▶ _WRITTEN INSTRUCTION_
Repeat every line of the data exactly, but not the pictures.
---*---
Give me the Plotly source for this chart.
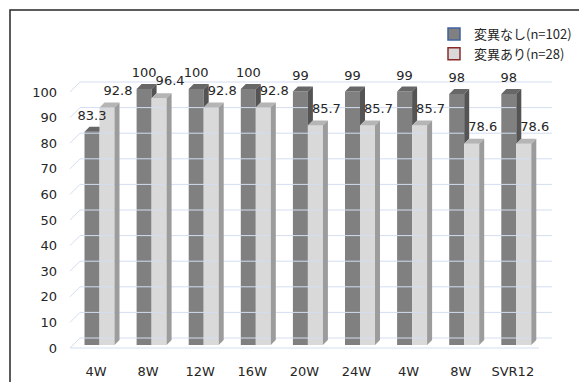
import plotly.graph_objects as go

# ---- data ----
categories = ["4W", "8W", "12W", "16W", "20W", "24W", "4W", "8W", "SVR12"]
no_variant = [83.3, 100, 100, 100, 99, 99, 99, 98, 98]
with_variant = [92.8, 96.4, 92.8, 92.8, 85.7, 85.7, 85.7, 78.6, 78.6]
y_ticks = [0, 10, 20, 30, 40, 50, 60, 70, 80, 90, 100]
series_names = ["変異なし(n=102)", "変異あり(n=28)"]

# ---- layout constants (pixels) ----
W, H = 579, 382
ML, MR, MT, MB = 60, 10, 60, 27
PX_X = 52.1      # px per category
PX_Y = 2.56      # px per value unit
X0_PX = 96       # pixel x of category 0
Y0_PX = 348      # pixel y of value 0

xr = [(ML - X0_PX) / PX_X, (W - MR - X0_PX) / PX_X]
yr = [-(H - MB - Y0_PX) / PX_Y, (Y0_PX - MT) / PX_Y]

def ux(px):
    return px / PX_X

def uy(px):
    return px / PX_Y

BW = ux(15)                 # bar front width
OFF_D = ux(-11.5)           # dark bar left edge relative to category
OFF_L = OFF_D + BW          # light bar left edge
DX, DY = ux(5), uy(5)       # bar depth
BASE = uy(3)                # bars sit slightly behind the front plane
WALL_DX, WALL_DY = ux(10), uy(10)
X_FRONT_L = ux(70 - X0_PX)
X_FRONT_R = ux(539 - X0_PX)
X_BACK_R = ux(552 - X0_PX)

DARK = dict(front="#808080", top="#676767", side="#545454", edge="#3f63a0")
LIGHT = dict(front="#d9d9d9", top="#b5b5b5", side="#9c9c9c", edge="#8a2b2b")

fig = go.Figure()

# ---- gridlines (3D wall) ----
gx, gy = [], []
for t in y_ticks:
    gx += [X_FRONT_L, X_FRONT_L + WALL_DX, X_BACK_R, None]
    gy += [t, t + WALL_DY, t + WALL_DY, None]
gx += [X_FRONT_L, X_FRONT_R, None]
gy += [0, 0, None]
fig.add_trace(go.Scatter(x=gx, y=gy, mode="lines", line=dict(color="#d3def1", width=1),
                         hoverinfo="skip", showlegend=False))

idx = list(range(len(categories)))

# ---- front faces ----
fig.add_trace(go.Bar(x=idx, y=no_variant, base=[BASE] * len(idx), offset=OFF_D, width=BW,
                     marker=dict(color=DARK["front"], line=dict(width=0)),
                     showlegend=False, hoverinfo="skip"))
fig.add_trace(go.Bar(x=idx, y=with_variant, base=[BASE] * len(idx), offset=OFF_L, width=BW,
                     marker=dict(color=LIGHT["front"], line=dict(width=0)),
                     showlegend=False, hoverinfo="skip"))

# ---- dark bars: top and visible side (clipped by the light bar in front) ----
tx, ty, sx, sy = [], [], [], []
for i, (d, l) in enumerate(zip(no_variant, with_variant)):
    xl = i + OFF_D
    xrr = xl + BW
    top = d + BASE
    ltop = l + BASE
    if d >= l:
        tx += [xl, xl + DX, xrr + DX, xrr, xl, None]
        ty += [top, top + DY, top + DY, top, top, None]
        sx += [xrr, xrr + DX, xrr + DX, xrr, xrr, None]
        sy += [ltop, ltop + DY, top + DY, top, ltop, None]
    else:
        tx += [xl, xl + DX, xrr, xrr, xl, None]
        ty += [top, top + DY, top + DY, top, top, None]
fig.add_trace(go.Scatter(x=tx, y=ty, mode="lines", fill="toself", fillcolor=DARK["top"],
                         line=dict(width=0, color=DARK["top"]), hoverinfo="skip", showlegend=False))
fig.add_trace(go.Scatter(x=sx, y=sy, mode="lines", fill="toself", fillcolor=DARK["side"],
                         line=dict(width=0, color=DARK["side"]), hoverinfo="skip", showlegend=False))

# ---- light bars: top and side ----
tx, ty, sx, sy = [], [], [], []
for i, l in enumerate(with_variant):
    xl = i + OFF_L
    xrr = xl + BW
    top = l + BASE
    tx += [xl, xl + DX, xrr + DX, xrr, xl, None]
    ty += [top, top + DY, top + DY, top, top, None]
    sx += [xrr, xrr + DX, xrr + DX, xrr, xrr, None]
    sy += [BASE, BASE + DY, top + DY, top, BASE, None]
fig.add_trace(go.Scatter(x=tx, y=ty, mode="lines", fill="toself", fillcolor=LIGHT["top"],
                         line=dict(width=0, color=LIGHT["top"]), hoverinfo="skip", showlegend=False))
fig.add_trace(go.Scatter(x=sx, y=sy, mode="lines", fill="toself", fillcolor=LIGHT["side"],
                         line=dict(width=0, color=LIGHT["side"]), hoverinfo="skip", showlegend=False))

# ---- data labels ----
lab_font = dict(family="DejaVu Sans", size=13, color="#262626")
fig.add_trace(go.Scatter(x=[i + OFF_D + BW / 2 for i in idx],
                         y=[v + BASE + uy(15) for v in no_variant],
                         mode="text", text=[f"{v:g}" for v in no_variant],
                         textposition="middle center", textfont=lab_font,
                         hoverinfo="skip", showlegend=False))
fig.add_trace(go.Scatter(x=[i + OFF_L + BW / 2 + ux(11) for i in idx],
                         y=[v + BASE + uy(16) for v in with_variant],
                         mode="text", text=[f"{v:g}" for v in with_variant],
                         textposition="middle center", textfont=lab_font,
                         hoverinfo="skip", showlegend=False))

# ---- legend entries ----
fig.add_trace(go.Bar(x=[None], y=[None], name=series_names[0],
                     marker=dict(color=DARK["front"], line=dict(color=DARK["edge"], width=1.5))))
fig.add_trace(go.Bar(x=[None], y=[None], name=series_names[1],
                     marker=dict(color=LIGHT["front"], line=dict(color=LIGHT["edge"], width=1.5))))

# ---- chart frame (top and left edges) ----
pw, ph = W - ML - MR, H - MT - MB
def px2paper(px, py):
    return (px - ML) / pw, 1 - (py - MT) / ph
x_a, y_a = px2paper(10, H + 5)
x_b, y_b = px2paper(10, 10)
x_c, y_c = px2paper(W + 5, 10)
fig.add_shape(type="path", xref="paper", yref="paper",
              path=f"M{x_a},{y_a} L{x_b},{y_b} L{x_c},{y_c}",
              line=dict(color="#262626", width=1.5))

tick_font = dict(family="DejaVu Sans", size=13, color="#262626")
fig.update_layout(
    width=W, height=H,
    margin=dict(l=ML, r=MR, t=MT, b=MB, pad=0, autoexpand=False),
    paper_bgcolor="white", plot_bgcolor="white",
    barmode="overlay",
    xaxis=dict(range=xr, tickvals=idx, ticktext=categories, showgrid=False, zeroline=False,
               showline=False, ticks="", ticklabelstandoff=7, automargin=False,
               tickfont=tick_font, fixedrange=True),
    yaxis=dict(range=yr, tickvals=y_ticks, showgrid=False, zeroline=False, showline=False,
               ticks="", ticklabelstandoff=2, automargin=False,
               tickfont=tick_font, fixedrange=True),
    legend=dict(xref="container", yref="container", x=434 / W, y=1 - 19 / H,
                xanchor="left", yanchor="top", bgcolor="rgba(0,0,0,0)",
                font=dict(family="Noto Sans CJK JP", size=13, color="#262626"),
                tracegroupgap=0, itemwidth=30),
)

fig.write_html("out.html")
---*---
▶ _WRITTEN RESPONSE_
Give me the Plotly source for this chart.
import plotly.graph_objects as go

# ---- data ----
categories = ["4W", "8W", "12W", "16W", "20W", "24W", "4W", "8W", "SVR12"]
no_variant = [83.3, 100, 100, 100, 99, 99, 99, 98, 98]
with_variant = [92.8, 96.4, 92.8, 92.8, 85.7, 85.7, 85.7, 78.6, 78.6]
y_ticks = [0, 10, 20, 30, 40, 50, 60, 70, 80, 90, 100]
series_names = ["変異なし(n=102)", "変異あり(n=28)"]

# ---- layout constants (pixels) ----
W, H = 579, 382
ML, MR, MT, MB = 60, 10, 60, 27
PX_X = 52.1      # px per category
PX_Y = 2.56      # px per value unit
X0_PX = 96       # pixel x of category 0
Y0_PX = 348      # pixel y of value 0

xr = [(ML - X0_PX) / PX_X, (W - MR - X0_PX) / PX_X]
yr = [-(H - MB - Y0_PX) / PX_Y, (Y0_PX - MT) / PX_Y]

def ux(px):
    return px / PX_X

def uy(px):
    return px / PX_Y

BW = ux(15)                 # bar front width
OFF_D = ux(-11.5)           # dark bar left edge relative to category
OFF_L = OFF_D + BW          # light bar left edge
DX, DY = ux(5), uy(5)       # bar depth
BASE = uy(3)                # bars sit slightly behind the front plane
WALL_DX, WALL_DY = ux(10), uy(10)
X_FRONT_L = ux(70 - X0_PX)
X_FRONT_R = ux(539 - X0_PX)
X_BACK_R = ux(552 - X0_PX)

DARK = dict(front="#808080", top="#676767", side="#545454", edge="#3f63a0")
LIGHT = dict(front="#d9d9d9", top="#b5b5b5", side="#9c9c9c", edge="#8a2b2b")

fig = go.Figure()

# ---- gridlines (3D wall) ----
gx, gy = [], []
for t in y_ticks:
    gx += [X_FRONT_L, X_FRONT_L + WALL_DX, X_BACK_R, None]
    gy += [t, t + WALL_DY, t + WALL_DY, None]
gx += [X_FRONT_L, X_FRONT_R, None]
gy += [0, 0, None]
fig.add_trace(go.Scatter(x=gx, y=gy, mode="lines", line=dict(color="#d3def1", width=1),
                         hoverinfo="skip", showlegend=False))

idx = list(range(len(categories)))

# ---- front faces ----
fig.add_trace(go.Bar(x=idx, y=no_variant, base=[BASE] * len(idx), offset=OFF_D, width=BW,
                     marker=dict(color=DARK["front"], line=dict(width=0)),
                     showlegend=False, hoverinfo="skip"))
fig.add_trace(go.Bar(x=idx, y=with_variant, base=[BASE] * len(idx), offset=OFF_L, width=BW,
                     marker=dict(color=LIGHT["front"], line=dict(width=0)),
                     showlegend=False, hoverinfo="skip"))

# ---- dark bars: top and visible side (clipped by the light bar in front) ----
tx, ty, sx, sy = [], [], [], []
for i, (d, l) in enumerate(zip(no_variant, with_variant)):
    xl = i + OFF_D
    xrr = xl + BW
    top = d + BASE
    ltop = l + BASE
    if d >= l:
        tx += [xl, xl + DX, xrr + DX, xrr, xl, None]
        ty += [top, top + DY, top + DY, top, top, None]
        sx += [xrr, xrr + DX, xrr + DX, xrr, xrr, None]
        sy += [ltop, ltop + DY, top + DY, top, ltop, None]
    else:
        tx += [xl, xl + DX, xrr, xrr, xl, None]
        ty += [top, top + DY, top + DY, top, top, None]
fig.add_trace(go.Scatter(x=tx, y=ty, mode="lines", fill="toself", fillcolor=DARK["top"],
                         line=dict(width=0, color=DARK["top"]), hoverinfo="skip", showlegend=False))
fig.add_trace(go.Scatter(x=sx, y=sy, mode="lines", fill="toself", fillcolor=DARK["side"],
                         line=dict(width=0, color=DARK["side"]), hoverinfo="skip", showlegend=False))

# ---- light bars: top and side ----
tx, ty, sx, sy = [], [], [], []
for i, l in enumerate(with_variant):
    xl = i + OFF_L
    xrr = xl + BW
    top = l + BASE
    tx += [xl, xl + DX, xrr + DX, xrr, xl, None]
    ty += [top, top + DY, top + DY, top, top, None]
    sx += [xrr, xrr + DX, xrr + DX, xrr, xrr, None]
    sy += [BASE, BASE + DY, top + DY, top, BASE, None]
fig.add_trace(go.Scatter(x=tx, y=ty, mode="lines", fill="toself", fillcolor=LIGHT["top"],
                         line=dict(width=0, color=LIGHT["top"]), hoverinfo="skip", showlegend=False))
fig.add_trace(go.Scatter(x=sx, y=sy, mode="lines", fill="toself", fillcolor=LIGHT["side"],
                         line=dict(width=0, color=LIGHT["side"]), hoverinfo="skip", showlegend=False))

# ---- data labels ----
lab_font = dict(family="DejaVu Sans", size=13, color="#262626")
fig.add_trace(go.Scatter(x=[i + OFF_D + BW / 2 for i in idx],
                         y=[v + BASE + uy(15) for v in no_variant],
                         mode="text", text=[f"{v:g}" for v in no_variant],
                         textposition="middle center", textfont=lab_font,
                         hoverinfo="skip", showlegend=False))
fig.add_trace(go.Scatter(x=[i + OFF_L + BW / 2 + ux(11) for i in idx],
                         y=[v + BASE + uy(16) for v in with_variant],
                         mode="text", text=[f"{v:g}" for v in with_variant],
                         textposition="middle center", textfont=lab_font,
                         hoverinfo="skip", showlegend=False))

# ---- legend entries ----
fig.add_trace(go.Bar(x=[None], y=[None], name=series_names[0],
                     marker=dict(color=DARK["front"], line=dict(color=DARK["edge"], width=1.5))))
fig.add_trace(go.Bar(x=[None], y=[None], name=series_names[1],
                     marker=dict(color=LIGHT["front"], line=dict(color=LIGHT["edge"], width=1.5))))

# ---- chart frame (top and left edges) ----
pw, ph = W - ML - MR, H - MT - MB
def px2paper(px, py):
    return (px - ML) / pw, 1 - (py - MT) / ph
x_a, y_a = px2paper(10, H + 5)
x_b, y_b = px2paper(10, 10)
x_c, y_c = px2paper(W + 5, 10)
fig.add_shape(type="path", xref="paper", yref="paper",
              path=f"M{x_a},{y_a} L{x_b},{y_b} L{x_c},{y_c}",
              line=dict(color="#262626", width=1.5))

tick_font = dict(family="DejaVu Sans", size=13, color="#262626")
fig.update_layout(
    width=W, height=H,
    margin=dict(l=ML, r=MR, t=MT, b=MB, pad=0, autoexpand=False),
    paper_bgcolor="white", plot_bgcolor="white",
    barmode="overlay",
    xaxis=dict(range=xr, tickvals=idx, ticktext=categories, showgrid=False, zeroline=False,
               showline=False, ticks="", ticklabelstandoff=7, automargin=False,
               tickfont=tick_font, fixedrange=True),
    yaxis=dict(range=yr, tickvals=y_ticks, showgrid=False, zeroline=False, showline=False,
               ticks="", ticklabelstandoff=2, automargin=False,
               tickfont=tick_font, fixedrange=True),
    legend=dict(xref="container", yref="container", x=434 / W, y=1 - 19 / H,
                xanchor="left", yanchor="top", bgcolor="rgba(0,0,0,0)",
                font=dict(family="Noto Sans CJK JP", size=13, color="#262626"),
                tracegroupgap=0, itemwidth=30),
)

fig.write_html("out.html")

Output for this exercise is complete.